Assim sendo, até que ponto é que se justifica criar alguma forma de contabilizar o tempo de estudo para uma eventual reforma, uma vez que existem diversas carreiras profissionais que não podem ser seguidas sem a prévia formação?

Há uns anos estas questões talvez não fizessem qualquer sentido, pois fazer um curso superior garantia de imediato um emprego, quase sempre bem remunerado, o que compensava o tempo passado em exclusividade na universidade. Hoje em dia, apesar das pessoas com formação ganharem mais em média e terem melhores perspectivas de carreira futura, o resultado final de uma carreira laboral pode não ser tão evidentemente positivo.

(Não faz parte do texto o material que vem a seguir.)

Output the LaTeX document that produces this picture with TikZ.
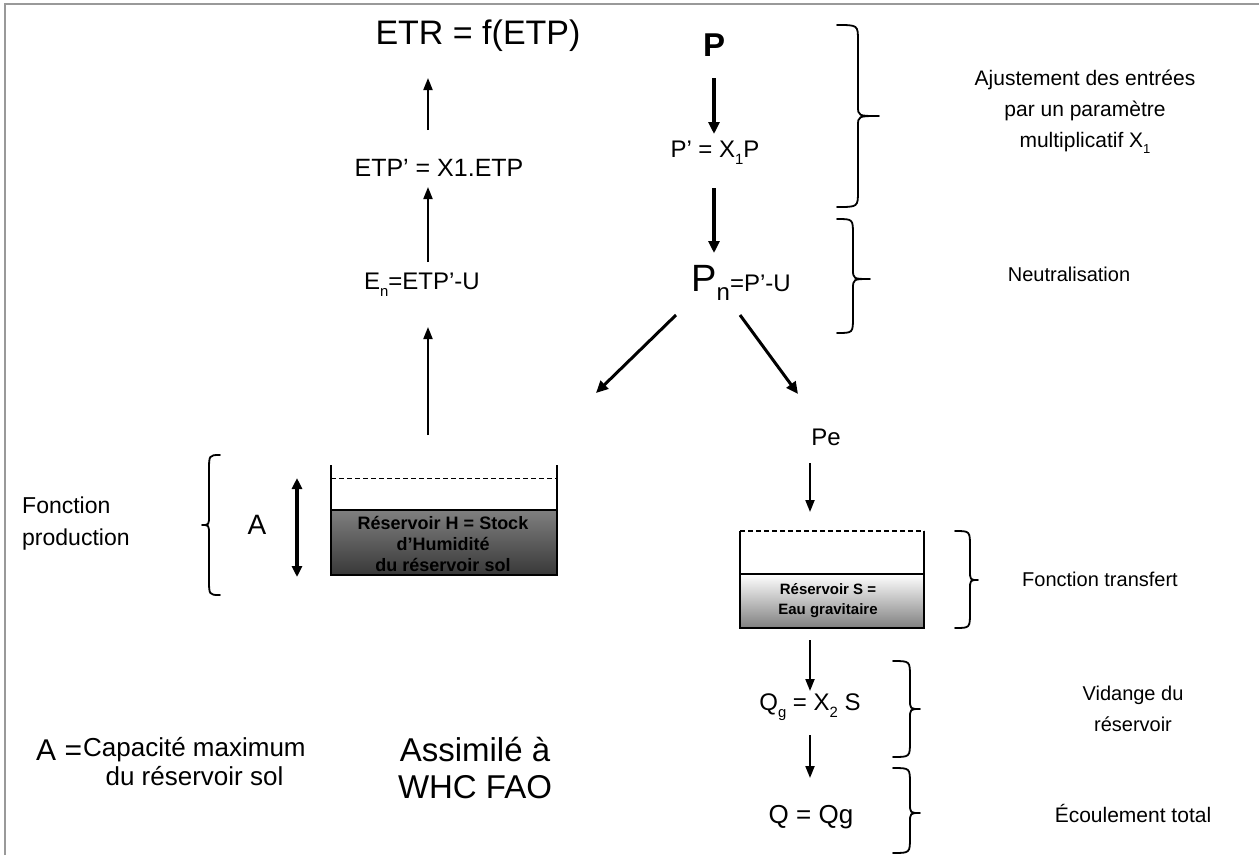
\documentclass[tikz,border=0pt]{standalone}
\usepackage{fontspec}
\setmainfont{Liberation Sans}
\usetikzlibrary{arrows.meta}
\newcommand\fs[2]{\fontsize{#1}{#2}\selectfont}
\newcommand\dn[1]{\raisebox{-0.3em}{\scalebox{0.62}{#1}}}
\newcommand\bracepath[6]{\draw[brc] (#1,#4) .. controls (#2,#4) .. (#2,{#4+16}) -- (#2,{#5-10}) .. controls (#2,#5) .. (#3,#5) .. controls (#2,#5) .. (#2,{#5+10}) -- (#2,{#6-16}) .. controls (#2,#6) .. (#1,#6);}
\begin{document}
\begin{tikzpicture}[x=1pt,y=-1pt,
  txt/.style={inner sep=0pt, align=center},
  thinarr/.style={line width=2pt, -{Triangle[length=12pt,width=9pt]}},
  thickarr/.style={line width=3.5pt, -{Triangle[length=12pt,width=11pt]}},
  brc/.style={line width=1.8pt, line cap=round, line join=round},
  frame/.style={line width=2pt, draw=black!40}]
\useasboundingbox (0,0) rectangle (1259,855);
\draw[frame] (5,855) -- (5,4) -- (1259,4);

% left column
\node[txt, font=\fs{34}{40}] (etr) at (478,36) {ETR = f(ETP)};
\node[txt, font=\fs{25}{28}] (etpp) at (439,168) {ETP’ = X1.ETP};
\node[txt, font=\fs{24}{28}] (en) at (422,285) {E\dn{n}=ETP’-U};
\coordinate (c1) at (428,130); \coordinate (c2) at (428,78);
\coordinate (c3) at (428,262); \coordinate (c4) at (428,187);
\coordinate (c5) at (428,435); \coordinate (c6) at (428,327);
\draw[thinarr] (c1) -- (c2);
\draw[thinarr] (c3) -- (c4);
\draw[thinarr] (c5) -- (c6);

% P column
\node[txt, font=\fs{33}{38}\bfseries] (p) at (714,45) {P};
\node[txt, font=\fs{24}{28}] (pp) at (715,153) {P’ = X\dn{1}P};
\node[txt, font=\fs{24}{28}] (pn) at (741,283) {{\fs{38}{40}P}\raisebox{-0.4em}{\fs{24}{28}n}=P’-U};
\coordinate (d1) at (714,78); \coordinate (d2) at (714,134);
\coordinate (d3) at (714,188); \coordinate (d4) at (714,253);
\draw[thickarr] (d1) -- (d2);
\draw[thickarr] (d3) -- (d4);
\coordinate (e1) at (676,315); \coordinate (e2) at (596,393);
\coordinate (e3) at (740,315); \coordinate (e4) at (798,394);
\draw[thickarr, line width=3pt] (e1) -- (e2);
\draw[thickarr, line width=3pt] (e3) -- (e4);

\node[txt, font=\fs{24}{28}] (pe) at (826,437) {Pe};
\coordinate (f1) at (810,463); \coordinate (f2) at (810,512);
\draw[thinarr] (f1) -- (f2);

% right reservoir
\shade[top color=white, bottom color=black!50] (740,574) rectangle (924,628);
\draw[line width=1.5pt, dashed, dash pattern=on 5pt off 3pt] (740,531) -- (924,531);
\draw[line width=1.5pt] (740,531) -- (740,628) -- (924,628) -- (924,531);
\draw[line width=1.2pt] (740,574) -- (924,574);
\node[txt, font=\fs{15}{20}\bfseries] (rs) at (828,601) {Réservoir S =\\Eau gravitaire};

\coordinate (g1) at (810,640); \coordinate (g2) at (810,691);
\draw[thinarr] (g1) -- (g2);
\node[txt, font=\fs{24}{28}] (qg) at (810,707) {Q\dn{g} = X\dn{2} S};
\coordinate (g3) at (810,735); \coordinate (g4) at (810,778);
\draw[thinarr] (g3) -- (g4);
\node[txt, font=\fs{26}{30}] (q) at (811,817) {Q = Qg};

% left reservoir
\shade[top color=black!50, bottom color=black!78] (331,510) rectangle (557,575);
\draw[line width=1.5pt] (331,465) -- (331,575) -- (557,575) -- (557,465);
\draw[line width=1.2pt] (331,510) -- (557,510);
\draw[line width=1pt, dashed, dash pattern=on 5pt off 3pt] (331,478) -- (557,478);
\node[txt, font=\fs{18}{21}\bfseries] (rh) at (443,544) {Réservoir H = Stock\\d’Humidité\\du réservoir sol};
\coordinate (h1) at (297,478); \coordinate (h2) at (297,577);
\draw[line width=3.5pt, {Triangle[length=11pt,width=10pt]}-{Triangle[length=11pt,width=10pt]}] (h1) -- (h2);
\node[txt, font=\fs{28}{32}] (a) at (257,525) {A};
\node[txt, font=\fs{23}{32}, align=left, anchor=west] (fprod) at (22,524) {Fonction\\production};

% lower left texts
\node[txt, font=\fs{30}{34}, anchor=west] (aeq) at (36,750) {A =};
\node[txt, font=\fs{26}{29}, anchor=west] (acap) at (83,762) {Capacité maximum\\du réservoir sol};
\node[txt, font=\fs{33}{37}] (whc) at (475,768) {Assimilé à\\WHC FAO};

% braces
\bracepath{837}{858}{879}{25}{116}{207}
\bracepath{837}{853}{870}{219}{279}{333}
\bracepath{955}{970}{978}{531}{580}{628}
\bracepath{893}{910}{920}{661}{709}{757}
\bracepath{893}{910}{920}{768}{813}{853}
\bracepath{220}{209}{202}{455}{525}{595}

% right labels
\node[txt, font=\fs{21}{31}] (ajust) at (1085,112) {Ajustement des entrées\\par un paramètre\\multiplicatif X\dn{1}};
\node[txt, font=\fs{20}{31}] (neutr) at (1069,274) {Neutralisation};
\node[txt, font=\fs{20}{31}] (transf) at (1100,579) {Fonction transfert};
\node[txt, font=\fs{20}{31}] (vid) at (1133,709) {Vidange du\\réservoir};
\node[txt, font=\fs{21}{31}] (ecoul) at (1133,813) {Écoulement total};
\end{tikzpicture}
\end{document}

Claro que nesta abordagem estou a ser excessivamente economicista, atribuindo valor apenas às remunerações e às eventuais condições futuras de reforma. Há muito mais valor para além disso. A vida académica costuma ser recordada como um dos melhores momentos da nossa vida pessoal. A realização profissional, ao trabalhar na área que nos apaixona, pode compensar diferenças de remuneração, tal como muitas outras coisas que advêm da realização académica e profissional subsequente. Por outro lado, pode começar a ser anacrónico falar em carreiras, uma vez que tudo se conjuga para a valorização da flexibilidade de adaptação a constantes mudanças profissionais ao longo da vida activa, em percursos muito diferentes das antigas carreiras profissionais.

Seja como for, deixo esta questão a pairar. Até que ponto é justo não contar o tempo dedicado ao estudo para efeitos de reforma ou outras prestações sociais equivalentes, uma vez que a própria sociedade e colectividade tira daí benefícios?